:: Set task ::
Select the lines of the records containing the word "that" and list them.

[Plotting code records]
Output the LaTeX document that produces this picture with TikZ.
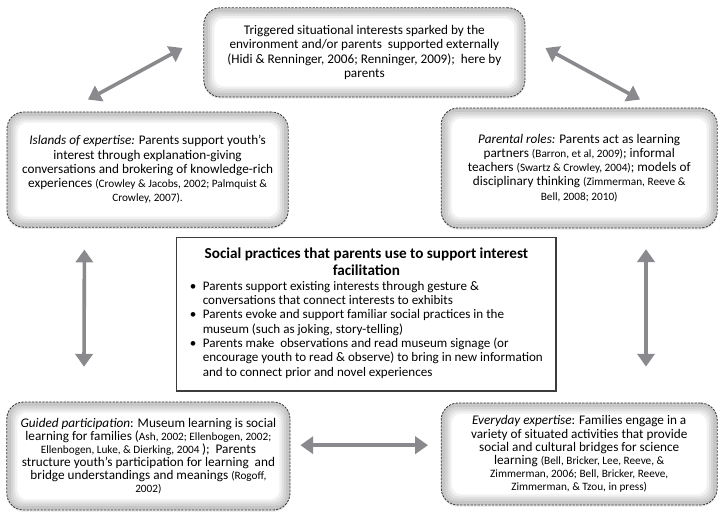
\documentclass[tikz,border=0pt]{standalone}
\usepackage{fontspec}
\setmainfont{Carlito}
\usetikzlibrary{arrows.meta,shadows}

\definecolor{ringgray}{HTML}{C6C6C6}
\definecolor{arrowgray}{HTML}{8A8A8E}
\definecolor{edgegray}{HTML}{3C3C3C}

\newcommand{\txtsz}{\fontsize{9.4}{10.1}\selectfont}
\newcommand{\tightsz}{\fontsize{9.4}{9.3}\selectfont}
\newcommand{\refsz}{\fontsize{8}{9.3}\selectfont}
\newcommand{\headsz}{\fontsize{10.8}{11.8}\selectfont}
\newcommand{\itemsz}{\fontsize{9.3}{10.2}\selectfont}

\tikzset{
  bubble/.style={draw=edgegray, line width=0.6pt, dash pattern=on 1.6pt off 0.9pt,
    rounded corners=12pt, fill=ringgray, align=center, font=\txtsz,
    drop shadow={opacity=0.2, shadow xshift=0pt, shadow yshift=-1.2pt},
    path picture={
      \foreach \d/\c in {3pt/75,4.5pt/50,6pt/25,7.5pt/0}
        \fill[ringgray!\c!white, rounded corners=7pt]
          ([shift={(\d,\d)}]path picture bounding box.south west) rectangle
          ([shift={(-\d,-\d)}]path picture bounding box.north east);
    }},
  practicebox/.style={draw=edgegray, line width=0.8pt, fill=white, inner sep=0pt, font=\itemsz},
  twoway/.style={{Triangle[width=0.43cm,length=0.32cm]}-{Triangle[width=0.43cm,length=0.32cm]},
    line width=0.09cm, draw=arrowgray, fill=arrowgray}
}

\begin{document}
\begin{tikzpicture}
\useasboundingbox (0, 0) rectangle (18, 12.85);

\node [bubble, minimum width=8.03cm, minimum height=2.23cm] (trigger) at (9.11, 11.54)
  {Triggered situational interests sparked by the\\
   environment and/or parents\ \ supported externally\\
   (Hidi \& Renninger, 2006; Renninger, 2009);\ \ here by\\
   parents};

\node [bubble, minimum width=7.03cm, minimum height=2.88cm] (islands) at (3.69, 8.61)
  {\textit{Islands of expertise:} Parents support youth’s\\
   interest through explanation-giving\\
   conversations and brokering of knowledge-rich\\
   experiences {\refsz (Crowley \& Jacobs, 2002; Palmquist \&}\\
   {\refsz Crowley, 2007).}};

\node [bubble, minimum width=6.9cm, minimum height=3.0cm] (roles) at (14.48, 8.65)
  {\textit{Parental roles:} Parents act as learning\\
   partners {\refsz (Barron, et al, 2009)}; informal\\
   teachers {\refsz (Swartz \& Crowley, 2004)}; models of\\
   disciplinary thinking {\refsz (Zimmerman, Reeve \&}\\
   {\refsz Bell, 2008; 2010)}};

\node [bubble, font=\tightsz, minimum width=7.08cm, minimum height=2.7cm] (guided) at (3.71, 1.45)
  {\textit{Guided participation}: Museum learning is social\\
   learning for families ({\refsz Ash, 2002; Ellenbogen, 2002;}\\
   {\refsz Ellenbogen, Luke, \& Dierking, 2004 });\ \ Parents\\
   structure youth’s participation for learning\ \ and\\
   bridge understandings and meanings {\refsz (Rogoff,}\\
   {\refsz 2002)}};

\node [bubble, font=\tightsz, minimum width=6.9cm, minimum height=2.55cm] (everyday) at (14.48, 1.5)
  {\textit{Everyday expertise}: Families engage in a\\
   variety of situated activities that provide\\
   social and cultural bridges for science\\
   learning {\refsz (Bell, Bricker, Lee, Reeve, \&}\\
   {\refsz Zimmerman, 2006; Bell, Bricker, Reeve,}\\
   {\refsz Zimmerman, \& Tzou, in press)}};

\node [practicebox, minimum width=9.48cm, minimum height=3.83cm] (practices) at (9.16, 4.99)
  {\begin{tabular}{@{}l@{\hspace{4.5pt}}l@{}}
   \multicolumn{2}{c}{\headsz\bfseries Social practices that parents use to support interest}\\[1pt]
   \multicolumn{2}{c}{\headsz\bfseries facilitation}\\[0.3pt]
   \textbullet & Parents support existing interests through gesture \&\\
     & conversations that connect interests to exhibits\\
   \textbullet & Parents evoke and support familiar social practices in the\\
     & museum (such as joking, story-telling)\\
   \textbullet & Parents make\ \ observations and read museum signage (or\\
     & encourage youth to read \& observe) to bring in new information\\
     & and to connect prior and novel experiences
   \end{tabular}};

% two-way arrows between the boxes
\draw [twoway] ([xshift=-0.52cm, yshift=0.11cm]trigger.west) -- ([xshift=-1.49cm, yshift=0.3cm]islands.north);
\draw [twoway] ([xshift=0.5cm, yshift=0.11cm]trigger.east) -- ([xshift=1.52cm, yshift=0.2cm]roles.north);
\draw [twoway] ([xshift=-1.58cm, yshift=-0.55cm]islands.south) -- ([xshift=-1.61cm, yshift=0.87cm]guided.north);
\draw [twoway] ([xshift=1.67cm, yshift=-0.52cm]roles.south) -- ([xshift=1.67cm, yshift=0.9cm]everyday.north);
\draw [twoway] ([xshift=0.25cm, yshift=0.27cm]guided.east) -- ([xshift=-0.32cm, yshift=0.22cm]everyday.west);
\end{tikzpicture}
\end{document}
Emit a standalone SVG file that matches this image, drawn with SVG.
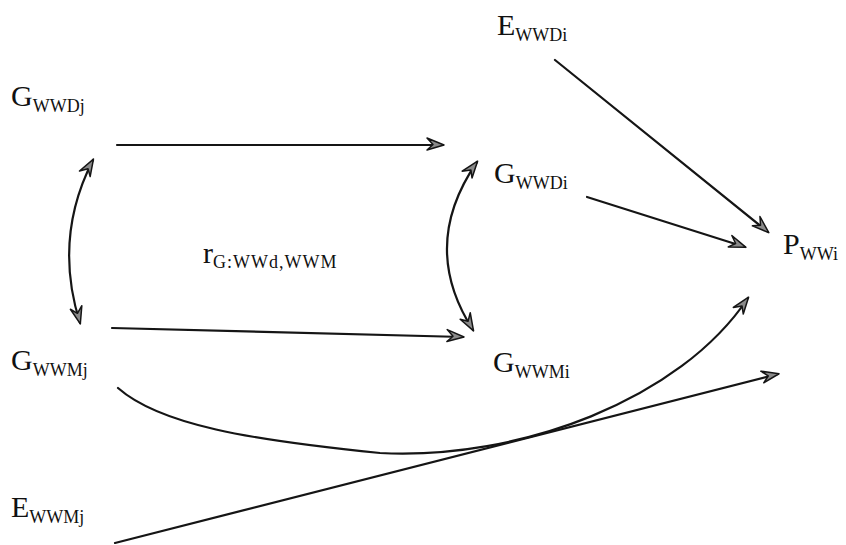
<svg xmlns="http://www.w3.org/2000/svg" width="846" height="545" viewBox="0 0 846 545">
<style>
.m{font-family:"Liberation Serif","Times New Roman",serif;font-size:30px;fill:#111}
.s{font-family:"Liberation Serif","Times New Roman",serif;font-size:18px;fill:#111}
.c{fill:none;stroke:#151515;stroke-width:2.2;stroke-linecap:round}
</style>
<defs>
<marker id="ah" viewBox="-18 -9 22 18" refX="0" refY="0" markerWidth="22" markerHeight="18" markerUnits="userSpaceOnUse" orient="auto-start-reverse">
<path d="M1,0 L-16,-7 L-10,-0.5 L-16,5 Z" fill="#8a8a8a" stroke="#151515" stroke-width="1.5" stroke-linejoin="round"/>
</marker>
</defs>
<rect width="846" height="545" fill="#fff"/>
<g id="E_WWDi"><text class="m" x="497" y="35">E<tspan class="s" dy="6">WWDi</tspan></text></g>
<g id="G_WWDj"><text class="m" x="11" y="106">G<tspan class="s" dy="6">WWDj</tspan></text></g>
<g id="G_WWDi"><text class="m" x="494" y="183">G<tspan class="s" dy="6">WWDi</tspan></text></g>
<g id="P_WWi"><text class="m" x="783" y="254">P<tspan class="s" dy="6">WWi</tspan></text></g>
<g id="r_label"><text class="m" x="203" y="263">r<tspan class="s" dy="5" letter-spacing="1">G:WWd,WWM</tspan></text></g>
<g id="G_WWMj"><text class="m" x="11" y="370">G<tspan class="s" dy="6">WWMj</tspan></text></g>
<g id="G_WWMi"><text class="m" x="493" y="372">G<tspan class="s" dy="6">WWMi</tspan></text></g>
<g id="E_WWMj"><text class="m" x="11" y="517">E<tspan class="s" dy="6">WWMj</tspan></text></g>
<g id="connectors">
<path class="c" d="M117,145 L443,145" marker-end="url(#ah)"/>
<path class="c" d="M93,160 Q53,238 80,323" marker-start="url(#ah)" marker-end="url(#ah)"/>
<path class="c" d="M477,162 Q419,246 473,330" marker-start="url(#ah)" marker-end="url(#ah)"/>
<path class="c" d="M112,328 L463,337" marker-end="url(#ah)"/>
<path class="c" d="M555,60 L768,232" marker-end="url(#ah)"/>
<path class="c" d="M587,197 L745,247" marker-end="url(#ah)"/>
<path class="c" d="M118,388 C160,425 250,440 380,453 C520,460 680,400 748,298" marker-end="url(#ah)"/>
<path class="c" d="M115,543 L778,374" marker-end="url(#ah)"/>
</g>
</svg>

:: Result ::
Output the LaTeX document that produces this picture with TikZ.
   variety of situated activities that provide\\
   \multicolumn{2}{c}{\headsz\bfseries Social practices that parents use to support interest}\\[1pt]
     & conversations that connect interests to exhibits\\
Emit a standalone SVG file that matches this image, drawn with SVG.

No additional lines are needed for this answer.